Dieses Logo galt nur in den Jahren 1980 und 1981. Es war ebenso sehr aktuellen Trends behaftet, wie das Logo des Jahres 2012.

Das neue Metro-Logo ist ein Bild der Schwäche. Es entstand aus einer Verteidigungshaltung. Verzweifelt versucht man in Redmond dem Design von Apple und Google (und dessen Android-Samsung-Statthaltern) etwas entgegenzusetzen. Das ist alles nicht schlecht und alles nicht wirklich gut. Metro ist so wenig originell wie Zune. Metro ist nicht Avantgarde, wie es Apple vor einiger Zeit noch war. Die Microsoft-Leute (v)erklären Metro gerne als „Bauhaus“-Stil und übersehen, dass das Bauhaus fast hundert Jahre alt ist. Aber Mies van der Rohe hätte aus Monsieur Hulot längst Konsequenzen gezogen. Das Design wird Microsoft nicht retten. Not tut in Redmond nicht eine Revolution des Logos, sondern eine der Marke: Microsoft muss wieder offener und kreativer werden als Apple und Google. Das aber würde nicht das Festhalten an Windows (wie wir es heute kennen) bedeuten, sondern seine Überwindung im Namen der Cloud.

2 Antworten

  1. Respekt, das ist ein sehr lesenswerter Artikel. Mir war nicht klar, dass das Logo derart Einfluss auf ein Unternehmen haben kann. Das kommt davon, wenn man nie Unternehmer war.

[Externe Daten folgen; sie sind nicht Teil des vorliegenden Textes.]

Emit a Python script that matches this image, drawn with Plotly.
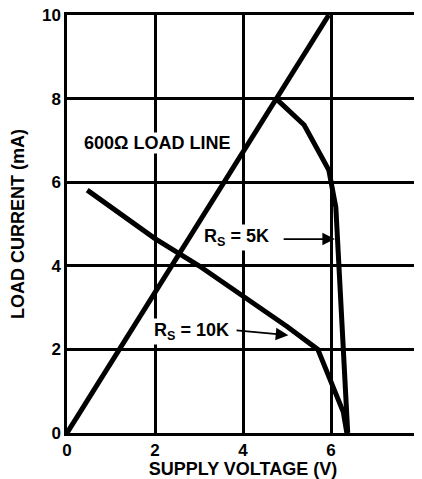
import plotly.graph_objects as go

# 600 ohm load line
load_v = [0, 5.95]
load_i = [0, 10]

# Rs = 5K curve
rs5k_v = [4.75, 5.39, 5.95, 6.11, 6.38]
rs5k_i = [8.0, 7.37, 6.29, 5.4, 0.0]

# Rs = 10K curve
rs10k_v = [0.46, 2.0, 3.0, 4.0, 5.0, 5.7, 6.0, 6.28, 6.36]
rs10k_i = [5.81, 4.65, 4.0, 3.27, 2.55, 2.0, 1.2, 0.5, 0.0]

x_ticks = [0, 2, 4, 6, 8]
y_ticks = [0, 2, 4, 6, 8, 10]

FONT = "Liberation Sans, Arial, sans-serif"
line_style = dict(color="black", width=5)

fig = go.Figure()
fig.add_trace(go.Scatter(x=load_v, y=load_i, mode="lines", line=line_style))
fig.add_trace(go.Scatter(x=rs5k_v, y=rs5k_i, mode="lines", line=line_style))
fig.add_trace(go.Scatter(x=rs10k_v, y=rs10k_i, mode="lines", line=line_style))

txt_font = dict(family=FONT, size=18, color="black")
fig.add_annotation(x=2.05, y=6.94, text="<b>600Ω LOAD LINE</b>", showarrow=False,
                   font=txt_font, bgcolor="white", borderpad=0)
fig.add_annotation(x=3.85, y=4.67, text="<b>R<sub>S</sub> = 5K</b>", showarrow=False,
                   font=txt_font, bgcolor="white", borderpad=1)
fig.add_annotation(x=2.83, y=2.44, text="<b>R<sub>S</sub> = 10K</b>", showarrow=False,
                   font=txt_font, bgcolor="white", borderpad=1)
# arrows
fig.add_annotation(x=6.09, y=4.64, ax=4.89, ay=4.64, axref="x", ayref="y",
                   text="", showarrow=True, arrowhead=2, arrowsize=1.4,
                   arrowwidth=1.8, arrowcolor="black")
fig.add_annotation(x=5.03, y=2.34, ax=3.82, ay=2.46, axref="x", ayref="y",
                   text="", showarrow=True, arrowhead=2, arrowsize=1.4,
                   arrowwidth=1.8, arrowcolor="black")

axis_common = dict(showgrid=True, gridcolor="black", gridwidth=2.5,
                   showline=True, linecolor="black", linewidth=2.5, mirror=True,
                   zeroline=False, ticks="", automargin=False,
                   ticklabeloverflow="allow",
                   tickfont=dict(family=FONT, size=17, color="black"))

fig.update_xaxes(range=[0, 8], tickvals=x_ticks,
                 ticktext=[f"<b>{v}</b>" for v in x_ticks],
                 title=dict(text="<b>SUPPLY VOLTAGE (V)</b>", standoff=0,
                            font=dict(family=FONT, size=18, color="black")),
                 **axis_common)
fig.update_yaxes(range=[0, 10], tickvals=y_ticks,
                 ticktext=[f"<b>{v}</b>" for v in y_ticks],
                 title=dict(text="<b>LOAD CURRENT (mA)</b>", standoff=22,
                            font=dict(family=FONT, size=18, color="black")),
                 **axis_common)

# page body has an 8px margin, so the figure is sized/offset to compensate
fig.update_layout(width=414, height=471, showlegend=False,
                  margin=dict(l=59, r=3, t=7, b=46),
                  plot_bgcolor="white", paper_bgcolor="white")

fig.write_html("out.html")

    Ich würde nicht denken, dass Microsoft scheitert, wenn Windows 8 scheitert. Obwohl es das Kernstück des Konzerns ist und – soweit ich gesehen habe – von Grund auf neu gezimmert wurde, wird Microsoft einen Flop überleben. Mal ehrlich, wäre das nicht so, hätte Microsoft einen schlimmeren Gang nach Canossa erlebt, als abzusehen war, was sich mit dem Windows Vista Desaster anbahnte.

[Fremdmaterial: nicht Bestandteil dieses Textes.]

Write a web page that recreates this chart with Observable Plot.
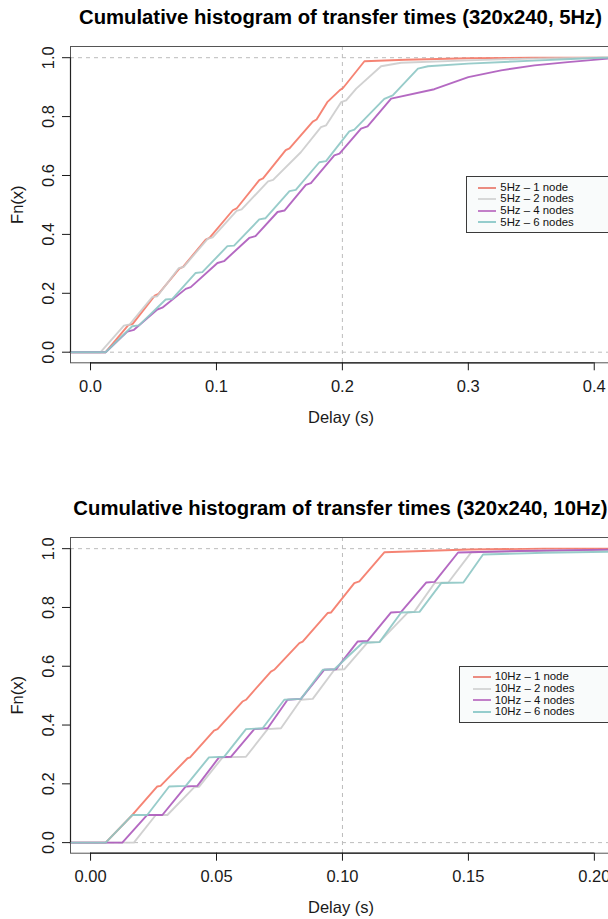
<!DOCTYPE html>
<html><head><meta charset="utf-8">
<script src="https://cdn.jsdelivr.net/npm/d3@7"></script>
<script src="https://cdn.jsdelivr.net/npm/@observablehq/plot@0.6"></script>
<style>
html,body{margin:0;padding:0;background:#fff;overflow:hidden;}
#wrap{width:608px;height:919px;overflow:hidden;position:relative;font-family:"Liberation Sans",Arial,Helvetica,sans-serif;}
.block{position:relative;width:620px;overflow:visible;}
.block > svg{display:block;}
.title{position:absolute;left:70px;width:541px;text-align:center;white-space:nowrap;font-weight:bold;font-size:20.3px;line-height:20px;color:#000;}
.legend{position:absolute;box-sizing:border-box;border:1px solid #3a3a3a;background:#f9fbfb;font-size:11.4px;line-height:11.6px;color:#111;padding-top:4.8px;}
.row{display:flex;align-items:center;height:11.6px;white-space:nowrap;}
.sw{display:block;width:18px;height:4px;margin-right:4px;flex:none;}
</style></head><body><div id="wrap"></div>
<script>
// ---------- data ----------
const seriesNames = ["1 node", "2 nodes", "4 nodes", "6 nodes"];
const lineColors = ["#f47a68", "#cdcdcd", "#ae5cbd", "#8fc8c6"];
const legendColors = ["#e4503f", "#c4c4c4", "#a43cac", "#5fb4b3"];

const yTicks = [0, 0.2, 0.4, 0.6, 0.8, 1.0];
const xTicks5 = [0, 0.1, 0.2, 0.3, 0.4];
const xTickLabels5 = ["0.0", "0.1", "0.2", "0.3", "0.4"];
const xTicks10 = [0, 0.05, 0.10, 0.15, 0.20];
const xTickLabels10 = ["0.00", "0.05", "0.10", "0.15", "0.20"];

// 5 Hz: [delay (s), Fn(x)]
const hz5_1node = [[0.012,0],[0.030,0.092],[0.0335,0.096],[0.051,0.192],[0.054,0.198],[0.0705,0.284],[0.0735,0.29],[0.0915,0.382],[0.0945,0.388],[0.113,0.482],[0.116,0.488],[0.134,0.584],[0.137,0.59],[0.155,0.686],[0.158,0.692],[0.1765,0.783],[0.1795,0.79],[0.188,0.849],[0.198,0.890],[0.2005,0.897],[0.2175,0.988],[0.25,0.993],[0.30,0.998],[0.35,1.0]];
const hz5_2nodes = [[0.008,0],[0.0265,0.09],[0.031,0.094],[0.049,0.187],[0.053,0.19],[0.07,0.285],[0.074,0.29],[0.093,0.385],[0.097,0.39],[0.116,0.48],[0.12,0.485],[0.141,0.58],[0.145,0.585],[0.167,0.679],[0.183,0.764],[0.187,0.77],[0.199,0.849],[0.203,0.855],[0.211,0.895],[0.2307,0.971],[0.2466,0.983],[0.30,0.991],[0.35,0.997],[0.40,1.0]];
const hz5_4nodes = [[0.012,0],[0.0292,0.070],[0.0345,0.076],[0.053,0.145],[0.057,0.151],[0.0756,0.215],[0.0796,0.221],[0.1008,0.303],[0.106,0.309],[0.126,0.388],[0.131,0.394],[0.1485,0.476],[0.154,0.481],[0.171,0.568],[0.175,0.574],[0.1936,0.668],[0.1977,0.674],[0.2148,0.759],[0.22,0.767],[0.2387,0.861],[0.273,0.893],[0.30,0.934],[0.326,0.957],[0.3525,0.974],[0.379,0.985],[0.411,0.997]];
const hz5_6nodes = [[0.012,0],[0.0331,0.088],[0.0385,0.091],[0.0597,0.179],[0.065,0.181],[0.0835,0.269],[0.0888,0.272],[0.1087,0.36],[0.114,0.362],[0.134,0.451],[0.139,0.455],[0.158,0.547],[0.163,0.551],[0.1817,0.645],[0.187,0.649],[0.2055,0.75],[0.2095,0.756],[0.2333,0.86],[0.24,0.872],[0.26,0.963],[0.268,0.971],[0.30,0.98],[0.352,0.99],[0.406,1.0]];

// 10 Hz
const hz10_1node = [[0.006,0],[0.0166,0.094],[0.0265,0.191],[0.0278,0.193],[0.0385,0.287],[0.0395,0.29],[0.049,0.381],[0.0504,0.386],[0.0603,0.48],[0.0617,0.486],[0.0716,0.582],[0.0729,0.588],[0.0829,0.679],[0.0842,0.684],[0.0941,0.781],[0.0955,0.783],[0.1047,0.883],[0.1067,0.889],[0.1167,0.988],[0.15,0.997],[0.18,1.0]];
const hz10_2nodes = [[0.0172,0],[0.0259,0.094],[0.0305,0.094],[0.0411,0.188],[0.0431,0.19],[0.0524,0.29],[0.0617,0.292],[0.0703,0.386],[0.0756,0.389],[0.0835,0.486],[0.0882,0.489],[0.0968,0.588],[0.1008,0.59],[0.11,0.681],[0.1147,0.683],[0.126,0.783],[0.1285,0.785],[0.1366,0.883],[0.142,0.885],[0.1512,0.988],[0.18,0.993],[0.207,0.996]];
const hz10_4nodes = [[0.0126,0],[0.0225,0.094],[0.0285,0.094],[0.0378,0.191],[0.0424,0.193],[0.051,0.29],[0.0557,0.292],[0.065,0.386],[0.0703,0.389],[0.0782,0.486],[0.0835,0.489],[0.0928,0.588],[0.0975,0.59],[0.106,0.684],[0.110,0.686],[0.1193,0.783],[0.1233,0.785],[0.1333,0.885],[0.1366,0.887],[0.1459,0.987],[0.17,0.992],[0.207,0.997]];
const hz10_6nodes = [[0.006,0],[0.0166,0.094],[0.0225,0.094],[0.0312,0.191],[0.0378,0.193],[0.047,0.29],[0.053,0.292],[0.0617,0.386],[0.0683,0.389],[0.0769,0.486],[0.0835,0.489],[0.0922,0.588],[0.0968,0.59],[0.108,0.68],[0.1147,0.682],[0.1233,0.783],[0.1306,0.785],[0.1392,0.883],[0.148,0.885],[0.1558,0.98],[0.18,0.986],[0.207,0.99]];

// ---------- drawing ----------
const FONT = '"Liberation Sans", Arial, Helvetica, sans-serif';
const yDomain = [-0.036, 1.038];
const SVGNS = "http://www.w3.org/2000/svg";

function panel({title, rate, series, xDomain, xTicks, xLabels, vline, height, marginBottom, legendBox}) {
  const block = document.createElement("div");
  block.className = "block";
  block.style.height = height + "px";

  const marks = [
    Plot.ruleY([0, 1], {stroke: "#bcbcbc", strokeDasharray: "4,4", strokeWidth: 1}),
    Plot.ruleX([vline], {stroke: "#bcbcbc", strokeDasharray: "4,4", strokeWidth: 1})
  ];
  series.forEach((s, i) => {
    const last = s[s.length - 1];
    const pts = [[xDomain[0], 0], ...s, [xDomain[1], last[1]]].map(([x, F]) => ({x, F}));
    marks.push(Plot.line(pts, {x: "x", y: "F", stroke: lineColors[i], strokeWidth: 1.9, strokeOpacity: 0.92}));
  });
  marks.push(
    Plot.frame({stroke: "#555", strokeWidth: 1}),
    Plot.ruleY([yDomain[0]], {x1: xTicks[0], x2: xTicks[xTicks.length - 1], stroke: "#222", strokeWidth: 1.2}),
    Plot.ruleX([xDomain[0]], {y1: yTicks[0], y2: yTicks[yTicks.length - 1], stroke: "#222", strokeWidth: 1.2}),
    Plot.axisX({ticks: xTicks, tickSize: 8, tickPadding: 9.5, tickFormat: (d, i) => xLabels[i], fontSize: 16.5, label: null, color: "#1a1a1a"}),
    Plot.axisY({ticks: yTicks, tickSize: 8, tickPadding: 9, tickRotate: -90, tickFormat: d3.format(".1f"), fontSize: 16.5, label: null, color: "#1a1a1a"}),
    Plot.text(["Delay (s)"], {text: d => d, frameAnchor: "bottom", dy: 48.4, lineAnchor: "top", fontSize: 16.5, fill: "#1a1a1a"}),
    Plot.text(["Fn(x)"], {text: d => d, frameAnchor: "left", rotate: -90, dx: -48, lineAnchor: "bottom", textAnchor: "middle", fontSize: 16.5, fill: "#1a1a1a"})
  );

  const svg = Plot.plot({
    width: 620, height,
    marginLeft: 70, marginRight: 9, marginTop: 46, marginBottom,
    style: {fontFamily: FONT, background: "transparent"},
    x: {domain: xDomain, axis: null},
    y: {domain: yDomain, axis: null},
    marks
  });
  block.appendChild(svg);

  const t = document.createElement("div");
  t.className = "title";
  t.style.top = "6.6px";
  t.textContent = title;
  block.appendChild(t);

  const lg = document.createElement("div");
  lg.className = "legend";
  Object.assign(lg.style, {left: legendBox.left + "px", top: legendBox.top + "px", width: legendBox.width + "px", height: legendBox.height + "px", paddingLeft: legendBox.pad + "px"});
  seriesNames.forEach((n, i) => {
    const r = document.createElement("div");
    r.className = "row";
    const sw = document.createElementNS(SVGNS, "svg");
    sw.setAttribute("class", "sw");
    sw.setAttribute("width", "18");
    sw.setAttribute("height", "4");
    const ln = document.createElementNS(SVGNS, "line");
    ln.setAttribute("x1", "0"); ln.setAttribute("x2", "18");
    ln.setAttribute("y1", "2"); ln.setAttribute("y2", "2");
    ln.setAttribute("stroke", legendColors[i]);
    ln.setAttribute("stroke-width", "1.3");
    sw.appendChild(ln);
    r.appendChild(sw);
    const tx = document.createElement("span");
    tx.textContent = `${rate} \u2013 ${n}`;
    r.appendChild(tx);
    lg.appendChild(r);
  });
  block.appendChild(lg);
  return block;
}

const wrap = document.getElementById("wrap");
wrap.appendChild(panel({
  title: "Cumulative histogram of transfer times (320x240, 5Hz)",
  rate: "5Hz",
  series: [hz5_1node, hz5_2nodes, hz5_4nodes, hz5_6nodes],
  xDomain: [-0.0159, 0.4137], xTicks: xTicks5, xLabels: xTickLabels5, vline: 0.2,
  height: 491, marginBottom: 128.7,
  legendBox: {left: 466, top: 176, width: 145, height: 57, pad: 11.3}
}));
wrap.appendChild(panel({
  title: "Cumulative histogram of transfer times (320x240, 10Hz)",
  rate: "10Hz",
  series: [hz10_1node, hz10_2nodes, hz10_4nodes, hz10_6nodes],
  xDomain: [-0.00796, 0.2068], xTicks: xTicks10, xLabels: xTickLabels10, vline: 0.1,
  height: 428, marginBottom: 66.3,
  legendBox: {left: 459.3, top: 174.7, width: 152, height: 57.6, pad: 12.4}
}));
</script></body></html>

    Ich persönlich hatte erwartet, dass mehr auf die Cloud gesetzt wird. Nicht umsonst gibt es Office 365 und Exchange Online und SharePoint Online und sowas. Nun aber doch wieder x GB an Betriebssystem zu haben, das enttäuscht mich.

    Meine Vermutung ist da, dass Windows 8 wie Vista erscheint, nämlich als Vorläufer, weil man mit dem „richtigen“ System nicht fertig geworden ist. Vielleicht ist dann ein „Windows 9“ ein Cloud-Client.

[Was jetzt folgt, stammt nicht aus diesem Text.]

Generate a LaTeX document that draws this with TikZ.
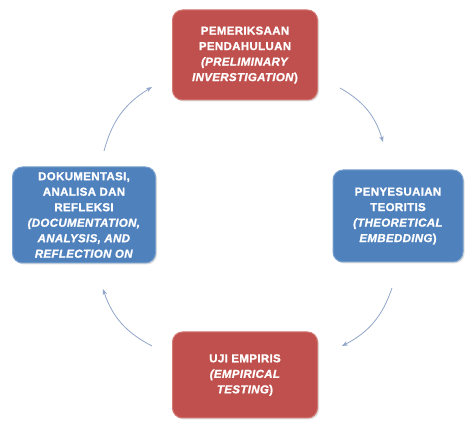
\documentclass[tikz,border=0pt]{standalone}
\usepackage{fontspec}
\setmainfont{Liberation Sans}[LetterSpace=3,BoldFeatures={FakeBold=1.2},BoldItalicFeatures={FakeBold=1.2}]
\usetikzlibrary{arrows.meta,shadows}
\definecolor{boxred}{RGB}{192,80,77}
\definecolor{boxblue}{RGB}{79,129,189}
\definecolor{redline}{RGB}{210,120,115}
\definecolor{blueline}{RGB}{120,160,205}
\definecolor{arrowc}{RGB}{145,165,200}
\begin{document}
\begin{tikzpicture}[x=1pt,y=1pt,
  stagebox/.style={rounded corners=10pt, draw, line width=1pt, align=center,
    text=white, inner sep=2pt, font=\fontsize{11.5}{15.5}\selectfont\bfseries,
    drop shadow={shadow xshift=1.5pt,shadow yshift=-1.5pt,opacity=0.25}},
  redbox/.style={stagebox, fill=boxred, draw=redline},
  bluebox/.style={stagebox, fill=boxblue, draw=blueline},
  cyc/.style={draw=arrowc, line width=0.8pt, -{Stealth[length=6pt,width=4.5pt]}}]
\useasboundingbox (0,0) rectangle (469,423);
\node[redbox, minimum width=145pt, minimum height=90pt] (top) at (245,368)
  {PEMERIKSAAN\\PENDAHULUAN\\\textit{(PRELIMINARY}\\\textit{INVERSTIGATION})};
\node[bluebox, minimum width=130pt, minimum height=92pt] (right) at (398,207)
  {PENYESUAIAN\\TEORITIS\\\textit{(THEORETICAL}\\\textit{EMBEDDING})};
\node[bluebox, minimum width=143pt, minimum height=96pt] (left) at (84,208)
  {DOKUMENTASI,\\ANALISA DAN\\REFLEKSI\\\textit{(DOCUMENTATION,}\\\textit{ANALYSIS, AND}\\\textit{REFLECTION ON}};
\node[redbox, minimum width=145pt, minimum height=86pt] (bottom) at (245,48)
  {UJI EMPIRIS\\\textit{(EMPIRICAL}\\\textit{TESTING})};
\coordinate (a1) at (104,272); \coordinate (b1) at (152,336);
\coordinate (a2) at (340,335); \coordinate (b2) at (383,281);
\coordinate (a3) at (392,135); \coordinate (b3) at (342,77);
\coordinate (a4) at (152,77);  \coordinate (b4) at (103,134);
\draw[cyc] (a1) to[bend left=22] (b1);
\draw[cyc] (a2) to[bend left=22] (b2);
\draw[cyc] (a3) to[bend left=22] (b3);
\draw[cyc] (a4) to[bend left=22] (b4);
\end{tikzpicture}
\end{document}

  2. Microsoft muss sich anpassen, das stimmt. Sie müssen sich bewegen, weg von dem monolithischen Kern hin zu einer flexiblen, kleinen, aber absolut leistungsfähigen und wandlungsfähigen Platform.
    – Das hat man damals auch Linus Torwalds gesagt. Sein monolithischer Kernel werde nie mit der Entwicklung mithalten können. Microkernel und Module wären der einzige Weg. Naja er wollte etwas anderes und nun bestimmt der Linux Kernel mehr und mehr jeden elektronischen Schritt den wir tun. Uhren, Computer, Tablets, Taschenrechner, Industrietuerungen, Autos, Bilderrahmen und Set Top Boxen – überall wütet inzwischen der Linux Kernel im RAM.

    Zurück zu Microsoft: Sie müssen sich wandeln, jedoch auch bald wieder eine Basis schaffen, auf die Unternehmen bauen können. Die Zeit des Wandels darf nicht zu lange dauern. DAU und 0815 User wollen eine gewohnte Basis und nicht alle Jahre wieder eine neue Oberfläsche und eine komplett neue Arbeitsweise.
    Nun kann man Windows XP und 7 nicht forken wie bei freier Software, ansonsten gäbe es XP Forks und Windows 7 wäre bei weitem nicht so oft verkauft worden.

    Der Erfolgskurs immer eine gleichbleibende feste Basis zu bieten wird nun, da sich der klassische PC aus den privaten Räumlichkeiten verabschieded, zur Feuerprobe.